Folks, fall is here. Last week had many 50 degree days, and I craved hot, savory soup to warm me up (and make me hate the cold less :). I know in December I’ll be wishing for 50 degree weather. Also the weather apparently decided to be high of 87 today!).
Sweet potatoes are filling, flavorful, and healthy–a triple threat–and I prefer them to regular potatoes any day of the week (plus, they make everything a beautiful orange). In order to capture the earthy richness exemplary of the autumn season, I added lots of chopped sweet onion and an abundance of fresh rosemary. This creamy, savory soup with little rosemary flecks will surely delight your senses.
In order to achieve a really smooth consistency with no graininess or fibrous bits from the veggies, I strained the soup through a fine mesh sieve. It takes some extra time, but I think it’s worth it for the super creamy soup.

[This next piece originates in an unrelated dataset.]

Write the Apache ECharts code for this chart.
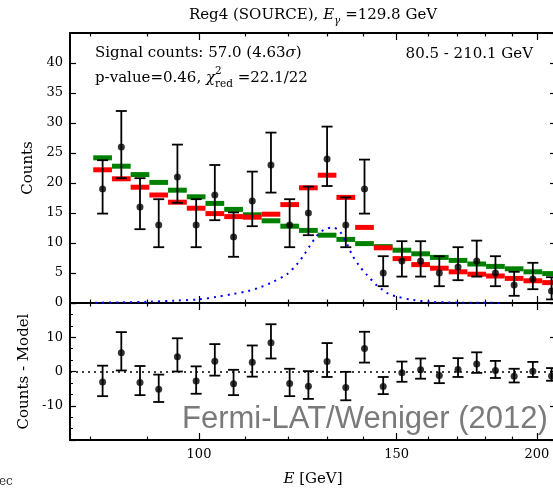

Rosemary Infused Sweet Potato Soup
4 tsp olive oil
2 large sweet onions, chopped
2 celery stalks, chopped
2 carrots, chopped
4 rosemary sprigs, stem removed
2 lbs sweet potatoes, scrubbed & cubed
1/4 cup white wine (optional)
6 cups water
3/4 tsp salt + more to taste
- Heat oil in a large stock pot. Saute onions over medium-high heat for 8-10 minutes until they are soft and browned. Add celery, carrots, rosemary, and sweet potatoes and cook for 6-8 minutes, stirring occasionally.
- Deglaze pan with white wine or 1/4 cup of water. Add remaining ingredients and bring to a boil.
- Cover and simmer for 45 minutes.
- Using a stick blender, blend soup until it has reached a smooth consistency. Strain soup through a fine sieve. Serve hot.